-- STORED DATA start --

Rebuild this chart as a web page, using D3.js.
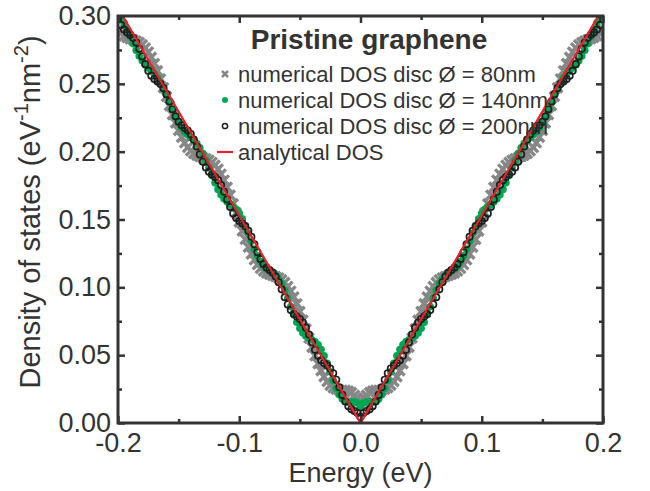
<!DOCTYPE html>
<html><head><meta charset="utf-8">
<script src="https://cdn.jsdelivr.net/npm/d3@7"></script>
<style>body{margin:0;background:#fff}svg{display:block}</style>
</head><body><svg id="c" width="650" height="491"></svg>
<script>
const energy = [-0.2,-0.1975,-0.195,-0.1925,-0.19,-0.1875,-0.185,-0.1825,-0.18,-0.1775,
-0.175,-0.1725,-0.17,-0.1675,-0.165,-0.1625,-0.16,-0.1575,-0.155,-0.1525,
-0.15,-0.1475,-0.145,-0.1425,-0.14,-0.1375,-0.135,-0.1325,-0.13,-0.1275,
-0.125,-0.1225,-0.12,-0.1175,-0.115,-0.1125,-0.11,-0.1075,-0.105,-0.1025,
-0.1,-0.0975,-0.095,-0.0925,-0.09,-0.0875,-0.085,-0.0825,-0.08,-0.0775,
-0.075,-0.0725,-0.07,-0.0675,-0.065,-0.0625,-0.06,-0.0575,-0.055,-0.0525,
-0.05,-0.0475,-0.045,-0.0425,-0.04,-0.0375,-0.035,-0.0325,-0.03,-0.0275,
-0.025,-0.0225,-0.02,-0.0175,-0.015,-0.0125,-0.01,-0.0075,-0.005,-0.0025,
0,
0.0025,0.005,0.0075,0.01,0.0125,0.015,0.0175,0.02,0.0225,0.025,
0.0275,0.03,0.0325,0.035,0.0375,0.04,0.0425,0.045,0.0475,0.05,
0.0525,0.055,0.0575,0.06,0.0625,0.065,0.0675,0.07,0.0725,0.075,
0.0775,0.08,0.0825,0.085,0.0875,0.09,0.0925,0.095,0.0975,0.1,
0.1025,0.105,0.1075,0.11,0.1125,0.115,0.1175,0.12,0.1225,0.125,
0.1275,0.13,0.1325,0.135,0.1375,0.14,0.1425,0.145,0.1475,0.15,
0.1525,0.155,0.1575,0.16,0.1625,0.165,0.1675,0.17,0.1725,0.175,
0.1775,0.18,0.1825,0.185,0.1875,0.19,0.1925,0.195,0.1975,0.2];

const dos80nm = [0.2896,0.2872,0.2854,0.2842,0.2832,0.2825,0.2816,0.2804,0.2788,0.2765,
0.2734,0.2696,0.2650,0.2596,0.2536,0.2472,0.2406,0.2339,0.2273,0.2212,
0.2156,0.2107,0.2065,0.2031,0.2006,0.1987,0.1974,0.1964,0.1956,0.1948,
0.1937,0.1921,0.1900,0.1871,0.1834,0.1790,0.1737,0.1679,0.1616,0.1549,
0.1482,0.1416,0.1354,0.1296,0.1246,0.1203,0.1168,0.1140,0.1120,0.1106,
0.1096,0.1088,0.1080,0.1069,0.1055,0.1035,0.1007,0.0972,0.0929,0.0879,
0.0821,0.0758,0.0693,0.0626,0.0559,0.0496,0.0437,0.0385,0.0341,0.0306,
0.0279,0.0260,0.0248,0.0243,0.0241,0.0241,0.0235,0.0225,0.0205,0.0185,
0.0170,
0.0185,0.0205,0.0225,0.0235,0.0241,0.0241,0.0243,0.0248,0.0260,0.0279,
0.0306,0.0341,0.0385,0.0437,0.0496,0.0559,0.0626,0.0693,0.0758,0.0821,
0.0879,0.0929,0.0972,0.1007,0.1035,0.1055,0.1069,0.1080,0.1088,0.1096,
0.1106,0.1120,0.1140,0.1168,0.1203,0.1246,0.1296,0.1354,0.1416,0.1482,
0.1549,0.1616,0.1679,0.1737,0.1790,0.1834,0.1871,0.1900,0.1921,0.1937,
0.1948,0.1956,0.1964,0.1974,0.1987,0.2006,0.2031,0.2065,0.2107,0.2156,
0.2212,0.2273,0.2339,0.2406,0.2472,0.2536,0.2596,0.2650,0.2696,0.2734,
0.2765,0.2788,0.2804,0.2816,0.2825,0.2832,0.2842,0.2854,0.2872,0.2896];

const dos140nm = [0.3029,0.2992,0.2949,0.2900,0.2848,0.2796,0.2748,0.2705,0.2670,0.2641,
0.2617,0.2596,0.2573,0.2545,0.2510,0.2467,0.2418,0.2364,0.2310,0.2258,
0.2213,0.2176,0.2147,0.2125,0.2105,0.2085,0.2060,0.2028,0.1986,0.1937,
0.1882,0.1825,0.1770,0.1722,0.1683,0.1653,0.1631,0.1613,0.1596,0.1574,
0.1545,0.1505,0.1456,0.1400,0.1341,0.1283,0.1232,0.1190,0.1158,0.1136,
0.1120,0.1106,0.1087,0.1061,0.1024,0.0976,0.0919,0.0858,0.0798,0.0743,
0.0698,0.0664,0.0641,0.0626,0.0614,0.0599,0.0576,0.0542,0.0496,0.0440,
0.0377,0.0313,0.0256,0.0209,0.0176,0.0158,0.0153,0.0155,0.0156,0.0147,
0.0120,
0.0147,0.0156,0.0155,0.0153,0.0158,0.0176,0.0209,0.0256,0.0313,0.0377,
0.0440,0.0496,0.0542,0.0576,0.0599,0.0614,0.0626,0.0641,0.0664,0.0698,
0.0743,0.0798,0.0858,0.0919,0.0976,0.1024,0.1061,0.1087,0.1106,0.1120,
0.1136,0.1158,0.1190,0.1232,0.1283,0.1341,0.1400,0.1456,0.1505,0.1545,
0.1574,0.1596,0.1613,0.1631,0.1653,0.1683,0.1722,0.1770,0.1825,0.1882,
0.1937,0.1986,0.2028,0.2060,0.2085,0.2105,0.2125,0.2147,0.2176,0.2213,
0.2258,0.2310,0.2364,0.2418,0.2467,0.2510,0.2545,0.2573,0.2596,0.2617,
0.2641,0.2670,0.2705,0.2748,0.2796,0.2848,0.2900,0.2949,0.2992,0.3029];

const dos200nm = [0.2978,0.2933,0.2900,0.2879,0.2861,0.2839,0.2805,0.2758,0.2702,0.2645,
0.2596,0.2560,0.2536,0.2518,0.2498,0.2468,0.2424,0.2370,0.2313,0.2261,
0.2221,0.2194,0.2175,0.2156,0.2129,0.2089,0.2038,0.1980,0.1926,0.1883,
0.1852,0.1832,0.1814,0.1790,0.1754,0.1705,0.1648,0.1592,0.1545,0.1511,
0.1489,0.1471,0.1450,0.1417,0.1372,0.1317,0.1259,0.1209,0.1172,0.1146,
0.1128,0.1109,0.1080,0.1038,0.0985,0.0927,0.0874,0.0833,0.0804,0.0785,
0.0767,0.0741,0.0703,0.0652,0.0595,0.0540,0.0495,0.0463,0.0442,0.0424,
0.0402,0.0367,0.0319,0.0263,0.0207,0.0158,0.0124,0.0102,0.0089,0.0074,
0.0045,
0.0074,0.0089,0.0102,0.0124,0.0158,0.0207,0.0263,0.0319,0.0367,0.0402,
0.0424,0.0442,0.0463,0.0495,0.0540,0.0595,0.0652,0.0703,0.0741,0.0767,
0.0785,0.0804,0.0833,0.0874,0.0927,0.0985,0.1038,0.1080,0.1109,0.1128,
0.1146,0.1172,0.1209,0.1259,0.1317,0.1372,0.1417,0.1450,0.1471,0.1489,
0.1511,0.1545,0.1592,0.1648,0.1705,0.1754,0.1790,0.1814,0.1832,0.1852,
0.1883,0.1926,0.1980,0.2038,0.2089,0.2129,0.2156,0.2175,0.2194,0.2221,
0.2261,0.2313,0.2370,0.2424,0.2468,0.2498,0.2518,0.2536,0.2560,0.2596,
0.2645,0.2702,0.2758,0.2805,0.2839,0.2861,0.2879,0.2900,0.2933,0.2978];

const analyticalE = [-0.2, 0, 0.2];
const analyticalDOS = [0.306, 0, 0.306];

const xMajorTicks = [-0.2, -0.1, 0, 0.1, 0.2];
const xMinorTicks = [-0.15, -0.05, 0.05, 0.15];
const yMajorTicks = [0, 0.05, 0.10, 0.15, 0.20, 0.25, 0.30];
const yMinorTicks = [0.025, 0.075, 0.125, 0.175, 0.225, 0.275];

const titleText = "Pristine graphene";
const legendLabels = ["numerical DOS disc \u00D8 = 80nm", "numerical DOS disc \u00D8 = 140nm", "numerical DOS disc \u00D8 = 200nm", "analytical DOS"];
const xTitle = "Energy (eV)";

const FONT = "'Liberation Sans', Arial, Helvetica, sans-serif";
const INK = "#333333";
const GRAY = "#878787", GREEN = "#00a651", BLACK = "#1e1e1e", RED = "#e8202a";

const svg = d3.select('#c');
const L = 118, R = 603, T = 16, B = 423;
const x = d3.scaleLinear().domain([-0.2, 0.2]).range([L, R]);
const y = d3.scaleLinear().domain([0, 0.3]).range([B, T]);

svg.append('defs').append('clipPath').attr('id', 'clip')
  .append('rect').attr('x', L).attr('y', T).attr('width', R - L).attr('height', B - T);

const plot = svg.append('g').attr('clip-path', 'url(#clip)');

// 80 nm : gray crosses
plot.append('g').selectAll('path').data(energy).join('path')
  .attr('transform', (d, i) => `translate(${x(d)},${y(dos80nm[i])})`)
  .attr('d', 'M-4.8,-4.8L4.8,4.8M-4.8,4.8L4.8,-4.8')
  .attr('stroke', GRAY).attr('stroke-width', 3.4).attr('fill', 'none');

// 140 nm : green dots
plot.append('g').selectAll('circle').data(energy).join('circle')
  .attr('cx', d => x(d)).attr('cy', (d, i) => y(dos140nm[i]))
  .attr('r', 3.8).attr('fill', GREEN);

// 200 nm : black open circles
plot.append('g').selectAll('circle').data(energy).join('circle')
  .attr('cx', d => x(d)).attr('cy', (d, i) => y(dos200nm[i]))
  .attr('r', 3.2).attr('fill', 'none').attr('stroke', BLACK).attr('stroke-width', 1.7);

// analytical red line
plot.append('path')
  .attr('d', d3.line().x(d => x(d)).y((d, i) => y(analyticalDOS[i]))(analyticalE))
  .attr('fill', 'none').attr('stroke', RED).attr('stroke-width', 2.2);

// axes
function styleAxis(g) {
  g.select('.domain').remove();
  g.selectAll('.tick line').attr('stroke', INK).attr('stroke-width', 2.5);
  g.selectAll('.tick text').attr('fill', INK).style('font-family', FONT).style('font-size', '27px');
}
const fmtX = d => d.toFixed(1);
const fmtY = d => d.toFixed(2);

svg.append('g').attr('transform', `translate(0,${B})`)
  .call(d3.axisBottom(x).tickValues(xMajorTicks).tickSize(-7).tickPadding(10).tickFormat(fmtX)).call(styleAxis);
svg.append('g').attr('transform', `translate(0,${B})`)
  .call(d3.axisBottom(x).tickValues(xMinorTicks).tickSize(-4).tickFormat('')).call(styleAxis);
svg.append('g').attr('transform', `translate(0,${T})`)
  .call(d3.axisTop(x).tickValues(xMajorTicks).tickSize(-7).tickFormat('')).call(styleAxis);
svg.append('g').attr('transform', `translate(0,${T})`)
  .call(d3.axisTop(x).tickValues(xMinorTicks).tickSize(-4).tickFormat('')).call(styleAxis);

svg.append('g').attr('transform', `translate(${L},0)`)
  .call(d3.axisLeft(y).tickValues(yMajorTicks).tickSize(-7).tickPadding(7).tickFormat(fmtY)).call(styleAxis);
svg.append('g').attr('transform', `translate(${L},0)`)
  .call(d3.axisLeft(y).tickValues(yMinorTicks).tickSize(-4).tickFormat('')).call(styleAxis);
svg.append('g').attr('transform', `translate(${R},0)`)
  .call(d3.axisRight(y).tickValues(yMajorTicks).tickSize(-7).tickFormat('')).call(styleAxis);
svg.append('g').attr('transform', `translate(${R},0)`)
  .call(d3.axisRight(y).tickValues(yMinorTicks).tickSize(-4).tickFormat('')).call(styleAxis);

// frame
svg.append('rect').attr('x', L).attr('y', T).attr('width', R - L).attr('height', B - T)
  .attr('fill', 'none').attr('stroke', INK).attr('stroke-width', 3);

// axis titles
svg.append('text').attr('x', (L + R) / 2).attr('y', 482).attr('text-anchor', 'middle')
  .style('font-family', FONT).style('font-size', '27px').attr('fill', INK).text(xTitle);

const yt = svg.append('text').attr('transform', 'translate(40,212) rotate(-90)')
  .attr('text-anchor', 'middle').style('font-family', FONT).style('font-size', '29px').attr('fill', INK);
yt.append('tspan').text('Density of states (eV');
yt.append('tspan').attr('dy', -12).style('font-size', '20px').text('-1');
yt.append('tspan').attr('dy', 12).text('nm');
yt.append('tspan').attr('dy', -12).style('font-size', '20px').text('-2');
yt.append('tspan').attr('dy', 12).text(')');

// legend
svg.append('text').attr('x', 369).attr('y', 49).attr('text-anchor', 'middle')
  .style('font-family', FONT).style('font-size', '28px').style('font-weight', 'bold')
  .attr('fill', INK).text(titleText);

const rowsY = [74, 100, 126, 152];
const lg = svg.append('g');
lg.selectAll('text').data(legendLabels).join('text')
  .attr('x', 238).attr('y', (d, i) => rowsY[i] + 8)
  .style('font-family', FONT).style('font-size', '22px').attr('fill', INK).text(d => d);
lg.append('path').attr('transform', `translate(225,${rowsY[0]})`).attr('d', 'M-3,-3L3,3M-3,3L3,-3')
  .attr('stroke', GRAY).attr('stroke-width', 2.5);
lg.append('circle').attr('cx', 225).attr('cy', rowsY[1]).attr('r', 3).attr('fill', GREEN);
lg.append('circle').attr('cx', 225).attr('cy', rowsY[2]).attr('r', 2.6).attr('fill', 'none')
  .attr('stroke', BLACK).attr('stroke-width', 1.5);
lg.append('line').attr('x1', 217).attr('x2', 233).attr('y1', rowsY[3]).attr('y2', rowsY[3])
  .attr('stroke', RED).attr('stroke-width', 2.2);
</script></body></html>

-- STORED DATA end --

Repeat the listing above exactly from its first line to the line containing "0.1775,0.18,0.1825,0.185,0.1875,0.19,0.1925,0.195,0.1975,0.2];", both included, and omit the pictures.

Rebuild this chart as a web page, using D3.js.
<!DOCTYPE html>
<html><head><meta charset="utf-8">
<script src="https://cdn.jsdelivr.net/npm/d3@7"></script>
<style>body{margin:0;background:#fff}svg{display:block}</style>
</head><body><svg id="c" width="650" height="491"></svg>
<script>
const energy = [-0.2,-0.1975,-0.195,-0.1925,-0.19,-0.1875,-0.185,-0.1825,-0.18,-0.1775,
-0.175,-0.1725,-0.17,-0.1675,-0.165,-0.1625,-0.16,-0.1575,-0.155,-0.1525,
-0.15,-0.1475,-0.145,-0.1425,-0.14,-0.1375,-0.135,-0.1325,-0.13,-0.1275,
-0.125,-0.1225,-0.12,-0.1175,-0.115,-0.1125,-0.11,-0.1075,-0.105,-0.1025,
-0.1,-0.0975,-0.095,-0.0925,-0.09,-0.0875,-0.085,-0.0825,-0.08,-0.0775,
-0.075,-0.0725,-0.07,-0.0675,-0.065,-0.0625,-0.06,-0.0575,-0.055,-0.0525,
-0.05,-0.0475,-0.045,-0.0425,-0.04,-0.0375,-0.035,-0.0325,-0.03,-0.0275,
-0.025,-0.0225,-0.02,-0.0175,-0.015,-0.0125,-0.01,-0.0075,-0.005,-0.0025,
0,
0.0025,0.005,0.0075,0.01,0.0125,0.015,0.0175,0.02,0.0225,0.025,
0.0275,0.03,0.0325,0.035,0.0375,0.04,0.0425,0.045,0.0475,0.05,
0.0525,0.055,0.0575,0.06,0.0625,0.065,0.0675,0.07,0.0725,0.075,
0.0775,0.08,0.0825,0.085,0.0875,0.09,0.0925,0.095,0.0975,0.1,
0.1025,0.105,0.1075,0.11,0.1125,0.115,0.1175,0.12,0.1225,0.125,
0.1275,0.13,0.1325,0.135,0.1375,0.14,0.1425,0.145,0.1475,0.15,
0.1525,0.155,0.1575,0.16,0.1625,0.165,0.1675,0.17,0.1725,0.175,
0.1775,0.18,0.1825,0.185,0.1875,0.19,0.1925,0.195,0.1975,0.2];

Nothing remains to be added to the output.